The National Geographic Channel launched a day-part programming block in Japan on the SkyPerfect TV! platform on December 1. The channel airs Monday to Friday from 8p.m. to midnight and on weekends from 1p.m. to 9p.m.

Canada’s Alliance Atlantis is promoting its seven fledgling digital channels with a simulcast of the National Geographic Channel special Supercroc. On December 9, between 7p.m. and 9p.m., cable and satellite distributors (including Bell ExpressVu, Rogers and Shaw) will replace a national NBC feed to most major markets with Alliance Atlantis’ digi, National Geographic Channel. All of the company’s digital channels will be promoted during commercial breaks. The free preview period for digital channels ends in January 2002. Other Alliance Atlantis digital channels include The Independent Film Channel, Discovery Health Channel, BBC Canada, BBC Kids, Showcase Action, and Showcase Diva.

The winter line-up on BBC One will include the natural history program Weird Nature, which employs a new film technology that allows animal movement to be shown in 3-D. The program was three years in the making and sees producer John Downer determine whether man or animal is the weirdest community on Earth.

Actor Robert De Niro and film producer Jane Rosenthal announced they will start a film festival in TriBeCa, their neighborhood located at the south end of New York City. The festival will run for four days – beginning May 1, 2002 -showcasing about 40 feature-length films and 20 original shorts, as well as documentary and student-produced projects. The festival line-up, chosen from submissions accepted as of March 1, will be determined by a jury of New York-based professionals. Panel discussions and free outdoor screenings are also under consideration. The festival will be open to the public and is to be helmed by executive director Trina Wyatt, also chief executive of TriBeCa Entertainment. Plans for the festival have been in the works for some time, but were hurried along by the events of September 11. It’s hoped the festival will help revive the economic and emotional state of TriBeCa, which has suffered from its proximity to Ground Zero.

CNN Newsroom, CNN‘s daily news program for use in the classroom, and educational publisher Holt, Rinehart and Winston are supplying high schools in the U.S. with a free video about the September 11 terrorist attacks. September 11, 2001: A Turning Point in History – the First 30 Days will be mailed to social studies departments or media specialists at more than 16,000 public high schools.
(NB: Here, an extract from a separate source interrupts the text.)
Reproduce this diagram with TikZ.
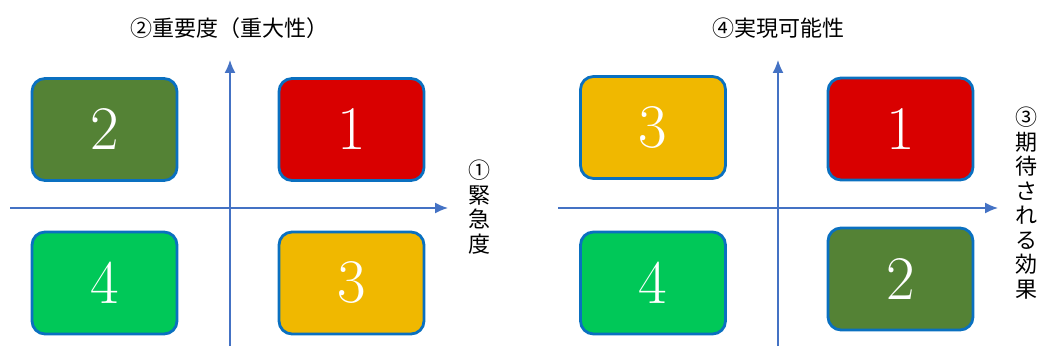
\documentclass[tikz,border=0pt]{standalone}
\usepackage{fontspec}
\newfontfamily\jp{Noto Sans CJK JP}
\usetikzlibrary{arrows.meta}
\definecolor{axisblue}{HTML}{4472C4}
\definecolor{edgeblue}{HTML}{0A70C0}
\definecolor{cred}{HTML}{D90000}
\definecolor{cdkgreen}{HTML}{548235}
\definecolor{cyellow}{HTML}{F0B800}
\definecolor{cgreen}{HTML}{00C858}
\tikzset{
  qbox/.style={draw=edgeblue, line width=2.8pt, rounded corners=13pt, minimum width=145pt, minimum height=102pt, inner sep=0pt, text=white, font=\fontsize{62}{62}\selectfont},
  axis/.style={draw=axisblue, line width=1.4pt, -{Latex[length=13pt,width=11pt]}},
  lab/.style={font=\jp\fontsize{22}{22}\selectfont, text=black, inner sep=0pt},
  vlab/.style={font=\jp\fontsize{22}{24.5}\selectfont, text=black, inner sep=0pt, align=center}
}
\begin{document}
\begin{tikzpicture}[x=1pt,y=-1pt]
\useasboundingbox (0,0) rectangle (1041,347);
% left panel
\coordinate (lxs) at (10,208);
\coordinate (lxe) at (448,208);
\coordinate (lys) at (230,346);
\coordinate (lye) at (230,60);
\draw[axis] (lxs) -- (lxe);
\draw[axis] (lys) -- (lye);
\node[qbox, fill=cdkgreen] (l2) at (104.5,129.5) {2};
\node[qbox, fill=cred] (l1) at (351.5,129.5) {1};
\node[qbox, fill=cgreen] (l4) at (104.5,283) {4};
\node[qbox, fill=cyellow] (l3) at (351.5,283) {3};
\node[lab] (ltop) at (229,28) {②重要度（重大性）};
\node[vlab] (lright) at (479,207) {①\\緊\\急\\度};
% right panel
\coordinate (rxs) at (558,208);
\coordinate (rxe) at (998,208);
\coordinate (rys) at (778,346);
\coordinate (rye) at (778,60);
\draw[axis] (rxs) -- (rxe);
\draw[axis] (rys) -- (rye);
\node[qbox, fill=cyellow] (r3) at (653,127.5) {3};
\node[qbox, fill=cred] (r1) at (900.5,129) {1};
\node[qbox, fill=cgreen] (r4) at (653,283) {4};
\node[qbox, fill=cdkgreen] (r2) at (900.5,279) {2};
\node[lab] (rtop) at (778,28) {④実現可能性};
\node[vlab] (rright) at (1026,203) {③\\期\\待\\さ\\れ\\る\\効\\果};
\end{tikzpicture}
\end{document}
Ten networks, including MSNBC, USA Network, Discovery Networks U.S.’ Animal Planet, Discovery Channel, and Discovery Health Channel have donated more than US$2 million in airtime to the ‘Miracle of New York’ ad campaign. The campaign was created to increase tourism to New York City in the wake of September 11 and will be shown on the networks three times a day until the end of the year.

On Sunday December 9, more than 2,000 international broadcasters will air programming by, for and about children to commemorate UNICEF‘s International Children’s Day of Broadcasting. Participating broadcasters include Australia’s ABC, SABC in South Africa, TV2 in Denmark and Germany’s ZDF.